(Extracted data entries)

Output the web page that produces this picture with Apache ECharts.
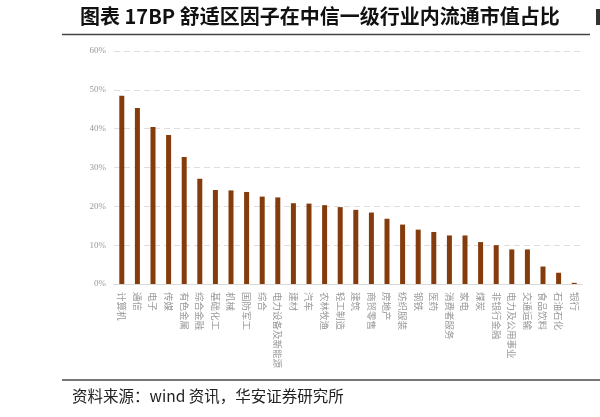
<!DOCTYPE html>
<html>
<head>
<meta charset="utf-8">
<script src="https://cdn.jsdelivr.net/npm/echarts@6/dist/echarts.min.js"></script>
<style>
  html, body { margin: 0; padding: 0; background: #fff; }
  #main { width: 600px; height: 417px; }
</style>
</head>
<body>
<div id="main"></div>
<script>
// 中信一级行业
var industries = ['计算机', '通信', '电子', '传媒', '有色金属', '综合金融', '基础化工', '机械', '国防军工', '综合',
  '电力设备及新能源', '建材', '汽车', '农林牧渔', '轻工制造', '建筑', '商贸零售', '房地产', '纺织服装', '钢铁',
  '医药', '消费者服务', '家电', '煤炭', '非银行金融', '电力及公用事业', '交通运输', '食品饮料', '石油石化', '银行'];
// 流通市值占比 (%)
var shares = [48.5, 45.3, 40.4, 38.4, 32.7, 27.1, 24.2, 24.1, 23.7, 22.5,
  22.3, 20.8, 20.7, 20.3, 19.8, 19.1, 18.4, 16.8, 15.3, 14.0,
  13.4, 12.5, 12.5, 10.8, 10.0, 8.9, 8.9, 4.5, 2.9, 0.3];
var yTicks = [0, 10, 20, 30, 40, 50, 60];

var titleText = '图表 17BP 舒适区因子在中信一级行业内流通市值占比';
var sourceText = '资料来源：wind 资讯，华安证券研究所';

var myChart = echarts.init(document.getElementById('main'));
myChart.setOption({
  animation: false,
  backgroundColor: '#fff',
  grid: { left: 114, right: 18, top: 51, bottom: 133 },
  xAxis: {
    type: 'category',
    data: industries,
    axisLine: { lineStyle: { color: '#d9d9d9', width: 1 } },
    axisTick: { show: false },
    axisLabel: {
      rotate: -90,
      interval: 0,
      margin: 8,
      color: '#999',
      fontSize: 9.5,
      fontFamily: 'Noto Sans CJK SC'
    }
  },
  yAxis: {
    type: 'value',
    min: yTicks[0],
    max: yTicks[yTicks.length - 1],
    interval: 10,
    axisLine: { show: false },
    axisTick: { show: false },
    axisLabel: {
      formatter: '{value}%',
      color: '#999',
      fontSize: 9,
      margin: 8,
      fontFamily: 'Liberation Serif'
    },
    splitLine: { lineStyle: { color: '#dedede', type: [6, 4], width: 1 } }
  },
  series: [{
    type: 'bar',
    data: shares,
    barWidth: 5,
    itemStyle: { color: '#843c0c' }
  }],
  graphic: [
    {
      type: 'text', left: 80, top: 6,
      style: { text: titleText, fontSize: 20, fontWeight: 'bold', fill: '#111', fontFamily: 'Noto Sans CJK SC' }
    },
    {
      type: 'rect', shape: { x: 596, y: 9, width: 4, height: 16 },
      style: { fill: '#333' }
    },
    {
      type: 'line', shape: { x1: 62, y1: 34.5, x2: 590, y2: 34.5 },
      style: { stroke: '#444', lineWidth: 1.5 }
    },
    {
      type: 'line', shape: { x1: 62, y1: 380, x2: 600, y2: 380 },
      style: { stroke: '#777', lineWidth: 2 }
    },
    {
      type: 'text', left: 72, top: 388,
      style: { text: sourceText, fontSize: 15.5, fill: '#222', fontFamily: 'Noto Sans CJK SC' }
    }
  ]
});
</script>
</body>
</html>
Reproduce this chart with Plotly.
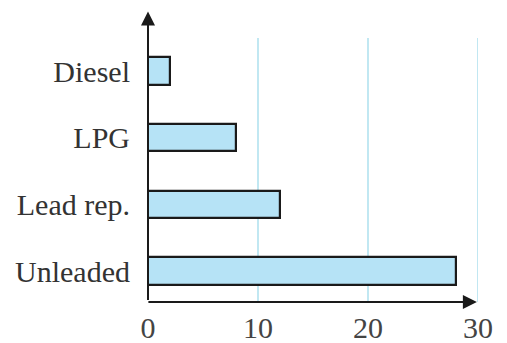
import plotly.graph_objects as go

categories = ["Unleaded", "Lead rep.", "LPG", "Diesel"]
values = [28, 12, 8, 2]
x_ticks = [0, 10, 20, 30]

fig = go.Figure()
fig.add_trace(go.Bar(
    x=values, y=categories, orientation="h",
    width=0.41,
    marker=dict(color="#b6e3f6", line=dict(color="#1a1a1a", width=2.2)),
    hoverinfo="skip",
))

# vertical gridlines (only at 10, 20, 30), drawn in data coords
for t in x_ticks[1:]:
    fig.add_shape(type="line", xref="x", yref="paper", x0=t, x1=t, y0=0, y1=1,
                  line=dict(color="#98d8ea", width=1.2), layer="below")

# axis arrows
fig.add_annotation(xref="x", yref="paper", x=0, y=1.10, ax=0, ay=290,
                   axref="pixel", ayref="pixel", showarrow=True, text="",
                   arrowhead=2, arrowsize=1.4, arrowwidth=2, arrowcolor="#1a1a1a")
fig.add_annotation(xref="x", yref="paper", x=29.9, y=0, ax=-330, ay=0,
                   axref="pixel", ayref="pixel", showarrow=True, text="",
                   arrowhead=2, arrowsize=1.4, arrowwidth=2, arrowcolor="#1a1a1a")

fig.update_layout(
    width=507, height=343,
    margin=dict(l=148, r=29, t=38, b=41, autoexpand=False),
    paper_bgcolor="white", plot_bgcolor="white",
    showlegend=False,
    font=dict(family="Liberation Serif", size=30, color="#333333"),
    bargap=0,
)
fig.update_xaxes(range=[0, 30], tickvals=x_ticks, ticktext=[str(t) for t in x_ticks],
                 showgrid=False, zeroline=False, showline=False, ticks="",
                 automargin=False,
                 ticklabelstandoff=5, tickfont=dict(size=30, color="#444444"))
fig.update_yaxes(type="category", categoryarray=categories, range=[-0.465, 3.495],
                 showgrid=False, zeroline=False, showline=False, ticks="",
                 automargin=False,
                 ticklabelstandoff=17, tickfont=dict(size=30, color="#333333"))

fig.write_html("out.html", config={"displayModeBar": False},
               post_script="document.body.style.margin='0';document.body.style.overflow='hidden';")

> **What to work on**
Scan the listing above for the word "with" and copy every line that holds it.

> **Solution for this task**
Output the web page that produces this picture with Apache ECharts.
Reproduce this chart with Plotly.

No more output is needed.